The Turkish government has issued a decree on for the conditional release of 38,000 prisoners in an obvious move to make space for thousands of people arrested as part of an investigation into last month's failed coup.
The decree, announced by the country's justice minister Bekir Bozdag, allows the release of inmates who have two years or less to serve of their sentences. It also makes convicts who have served half their prison term eligible for parole.
The decree however spells out clearly that those convicted of murder, domestic violence, sexual abuse or terrorism and other crimes against the state will be excluded.
The measures will not apply for crimes committed after 1 July, excluding any people later convicted of involvement in the 15 July coup. Justice Minister Bekir Bozdag said that the measure would lead to the release of around 38,000 people. He also insisted it was not a pardon or an amnesty, but a conditional release of prisoners.
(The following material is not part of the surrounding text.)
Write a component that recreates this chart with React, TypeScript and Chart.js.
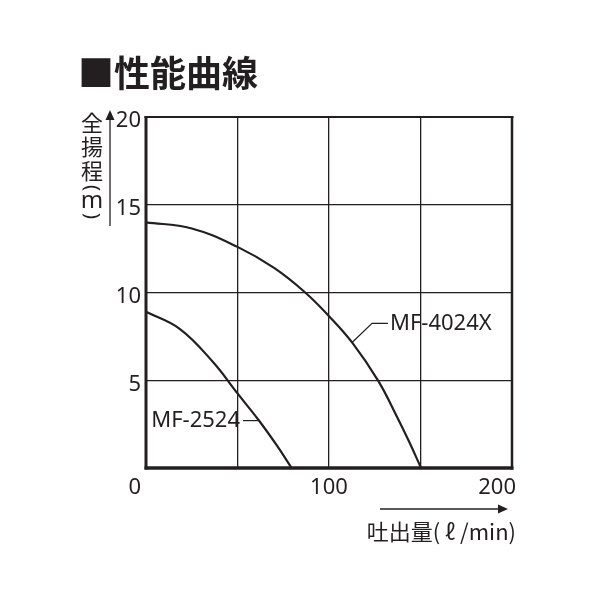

The government has blamed the failed coup attempt, which led to at least 270 deaths, on the followers of the movement led by US-based Muslim scholar and teacher, Fethullah Gulen who they claim infiltrated the military and other state institutions. Mr Gulen has since moved to deny any involvement in the coup but Turkey is demanding the United States extradite him.
More than 26,000 have been detained by the Turkish government and a further 8,000 remain under investigation, according to the country's Justice Minister. Thousands of teachers, judges, civil servants and police officers have been suspended, journalists and academics have been arrested and more than 130 media outlets shut down.